**WHAT YOU NEED TO DO**. Quote every line of the data below as it stands, omitting pictures.

**DATA SEGMENT**.
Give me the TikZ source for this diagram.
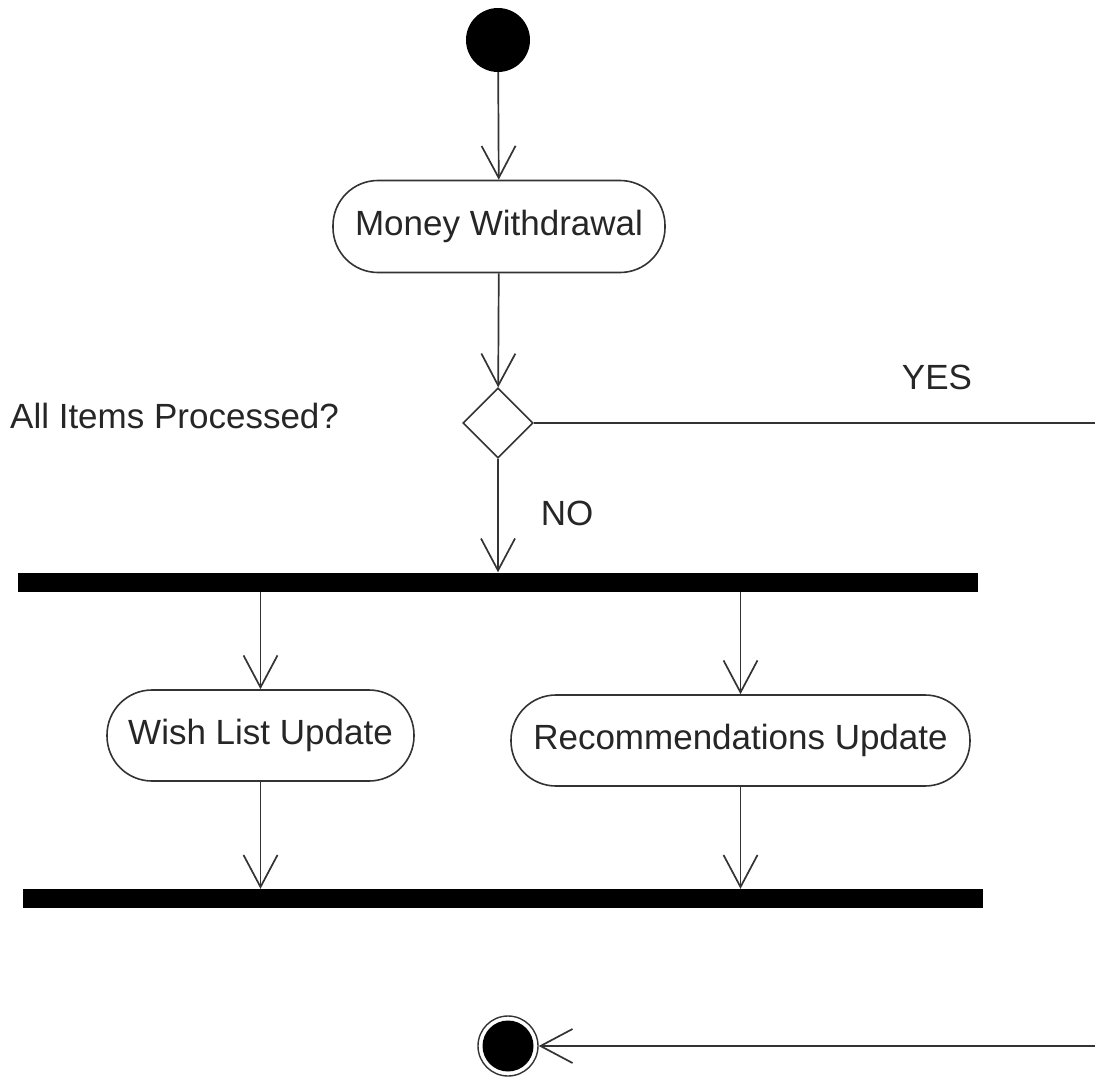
\documentclass[tikz,border=0pt]{standalone}
\usepackage{fontspec}
\setmainfont{Liberation Sans}
\usetikzlibrary{shapes.geometric,arrows.meta}
\definecolor{ln}{HTML}{333333}
\tikzset{
  lbl/.style={font=\fontsize{35}{42}\selectfont, text=black!85, inner sep=0pt},
  act/.style={draw=ln, line width=1.6pt, rectangle, rounded corners=45pt, fill=white, lbl},
  bar/.style={fill=black, draw=none, rectangle, minimum width=960pt, minimum height=19pt, inner sep=0pt},
  flow/.style={draw=ln, line width=1.7pt, -{Straight Barb[length=32pt, width=34pt, line width=1.7pt]}},
  plain/.style={draw=ln, line width=1.7pt}
}
\begin{document}
\begin{tikzpicture}[x=1pt, y=-1pt]
\useasboundingbox (0,0) rectangle (1095,1078);
\node[circle, fill=black, minimum size=64pt, inner sep=0pt] (init) at (498,40) {};
\node[act, minimum width=332pt, minimum height=92pt] (mw) at (499,226.5) {Money Withdrawal};
\node[diamond, draw=ln, line width=1.6pt, aspect=1, minimum width=70pt, minimum height=70pt, inner sep=0pt] (dec) at (498,423) {};
\node[lbl, anchor=west] (q) at (10,416) {All Items Processed?};
\node[lbl] (yes) at (937,377) {YES};
\node[lbl] (no) at (567,513) {NO};
\node[bar] (fork) at (498,582) {};
\node[act, minimum width=307pt, minimum height=91pt] (wlu) at (260.5,735.5) {Wish List Update};
\node[act, minimum width=459pt, minimum height=91pt] (ru) at (740.5,740.5) {Recommendations Update};
\node[bar] (join) at (502.5,898.5) {};
\node[circle, draw=ln, line width=1.4pt, minimum size=60pt, inner sep=0pt,
      path picture={\fill[black] (path picture bounding box.center) circle (25.5pt);}] (final) at (508,1046) {};
\coordinate (yesend) at (1095,423);
\coordinate (retstart) at (1095,1046);

\draw[flow] (init) -- (mw);
\draw[flow] (mw) -- (dec);
\draw[flow] (dec) -- (dec |- fork.north);
\draw[plain] (dec.east) -- (yesend);
\draw[flow] (wlu.north |- fork.south) -- (wlu.north);
\draw[flow] (ru.north |- fork.south) -- (ru.north);
\draw[flow] (wlu.south) -- (wlu.south |- join.north);
\draw[flow] (ru.south) -- (ru.south |- join.north);
\draw[flow] (retstart) -- (final.east);
\end{tikzpicture}
\end{document}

**FULL ANSWER**.
Give me the TikZ source for this diagram.
\documentclass[tikz,border=0pt]{standalone}
\usepackage{fontspec}
\setmainfont{Liberation Sans}
\usetikzlibrary{shapes.geometric,arrows.meta}
\definecolor{ln}{HTML}{333333}
\tikzset{
  lbl/.style={font=\fontsize{35}{42}\selectfont, text=black!85, inner sep=0pt},
  act/.style={draw=ln, line width=1.6pt, rectangle, rounded corners=45pt, fill=white, lbl},
  bar/.style={fill=black, draw=none, rectangle, minimum width=960pt, minimum height=19pt, inner sep=0pt},
  flow/.style={draw=ln, line width=1.7pt, -{Straight Barb[length=32pt, width=34pt, line width=1.7pt]}},
  plain/.style={draw=ln, line width=1.7pt}
}
\begin{document}
\begin{tikzpicture}[x=1pt, y=-1pt]
\useasboundingbox (0,0) rectangle (1095,1078);
\node[circle, fill=black, minimum size=64pt, inner sep=0pt] (init) at (498,40) {};
\node[act, minimum width=332pt, minimum height=92pt] (mw) at (499,226.5) {Money Withdrawal};
\node[diamond, draw=ln, line width=1.6pt, aspect=1, minimum width=70pt, minimum height=70pt, inner sep=0pt] (dec) at (498,423) {};
\node[lbl, anchor=west] (q) at (10,416) {All Items Processed?};
\node[lbl] (yes) at (937,377) {YES};
\node[lbl] (no) at (567,513) {NO};
\node[bar] (fork) at (498,582) {};
\node[act, minimum width=307pt, minimum height=91pt] (wlu) at (260.5,735.5) {Wish List Update};
\node[act, minimum width=459pt, minimum height=91pt] (ru) at (740.5,740.5) {Recommendations Update};
\node[bar] (join) at (502.5,898.5) {};
\node[circle, draw=ln, line width=1.4pt, minimum size=60pt, inner sep=0pt,
      path picture={\fill[black] (path picture bounding box.center) circle (25.5pt);}] (final) at (508,1046) {};
\coordinate (yesend) at (1095,423);
\coordinate (retstart) at (1095,1046);

\draw[flow] (init) -- (mw);
\draw[flow] (mw) -- (dec);
\draw[flow] (dec) -- (dec |- fork.north);
\draw[plain] (dec.east) -- (yesend);
\draw[flow] (wlu.north |- fork.south) -- (wlu.north);
\draw[flow] (ru.north |- fork.south) -- (ru.north);
\draw[flow] (wlu.south) -- (wlu.south |- join.north);
\draw[flow] (ru.south) -- (ru.south |- join.north);
\draw[flow] (retstart) -- (final.east);
\end{tikzpicture}
\end{document}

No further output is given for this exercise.